DEV Community: Subharanjan Sahoo

The Image Upload Checklist I Wish More Websites Followed

Subharanjan Sahoo — Sun, 05 Jul 2026 07:46:29 +0000

The Image Upload Checklist I Wish More Websites Followed

Most image problems do not start as image problems.

They start as a small upload box that says the file is too large. Or a product page that loads slowly. Or a beautiful phone photo that arrives as HEIC when the website expects JPG. Or a team member sending a 6 MB screenshot for something that should have been 200 KB.

None of this is dramatic. It is just the sort of workflow friction that quietly eats time.

Over time, I have started using a simple rule:

Before an image goes into a website, form, shop, email, resume, blog, or document, check four things first.

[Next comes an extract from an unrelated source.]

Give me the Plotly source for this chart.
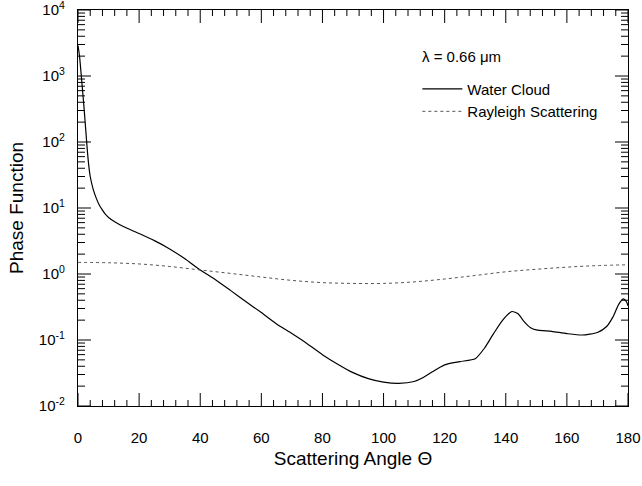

1. Resize Before You Compress

This is the step people skip most often.

If an image is 4000 px wide but the website displays it at 1200 px, compression alone is not the cleanest answer. You are still carrying more pixels than you need.

Resize first. Then compress.

That order usually gives better results because the compressor is working on the right-sized image instead of trying to squeeze a giant file into shape.

A practical workflow:

Decide the actual display size.
Resize the image close to that size.
Export a copy, not the original.
Compress the resized copy.
Open it once and check that important details still look fine.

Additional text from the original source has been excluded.